By Jonathan Allen
NEW YORK (Reuters) - New York City passed the first U.S. ban of oversized sugary drinks on Thursday in its latest controversial step to reduce obesity and its deadly complications in a nation that is fatter than ever.
By a vote of eight members in favor, with one abstaining, the mayoral-appointed city health board outlawed sugary drinks larger than 16 ounces nearly everywhere they are sold, except groceries and convenience stores. Violators of the ban, which does not include diet sodas, face a $200 fine.
Opponents, who cast the issue as an infringement on personal freedom and called Mayor Michael Bloomberg an overbearing nanny, vowed to continue their fight, possibly by going to court in the hopes of blocking or overturning the measure before it takes effect in March.
"It's sad that the board wants to limit our choices. We are smart enough to make our own decisions about what to eat and drink," Liz Berman, a business owner and chairwoman of New Yorkers for Beverage Choices, said in a statement.
Health Commissioner Thomas Farley heralded the measure's passage as a major step toward making New Yorkers healthier and said it was likely to be copied elsewhere in the nation - and even the world - as were the city's bans on trans fats and smoking.
"This is a historic step to address a major health problem of our time," Farley said at the meeting immediately after the vote.

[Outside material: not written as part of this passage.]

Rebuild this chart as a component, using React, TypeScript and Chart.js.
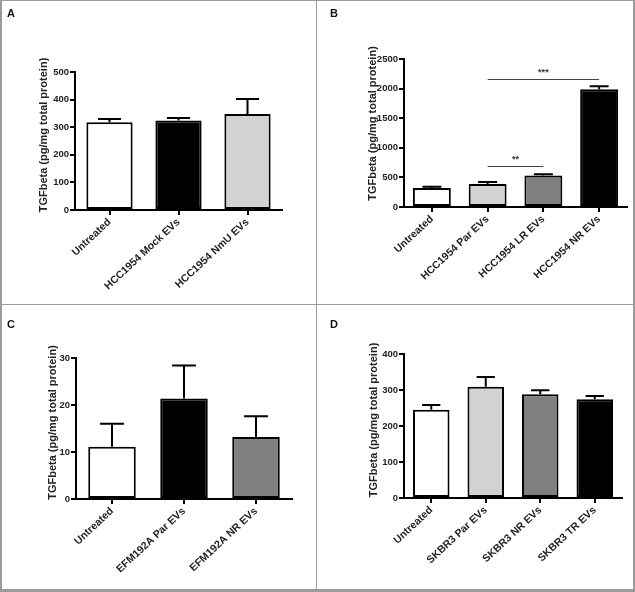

Farley recently said that if the law results in "shrinking only one sugary drink per person every two weeks from 20 ounces to 16 ounces, New Yorkers could collectively prevent 2.3 million pounds gained per year. This would slow the obesity epidemic and prevent much needless illness."
About one-third of Americans are obese, and about 10 percent of the nation's healthcare bill is tied to obesity-related diseases, such as Type 2 diabetes, heart disease and hypertension, according to the Organization for Economic Co-operation and Development.
The OECD projects more than two out of three people will be overweight or obese in some developed countries by 2020.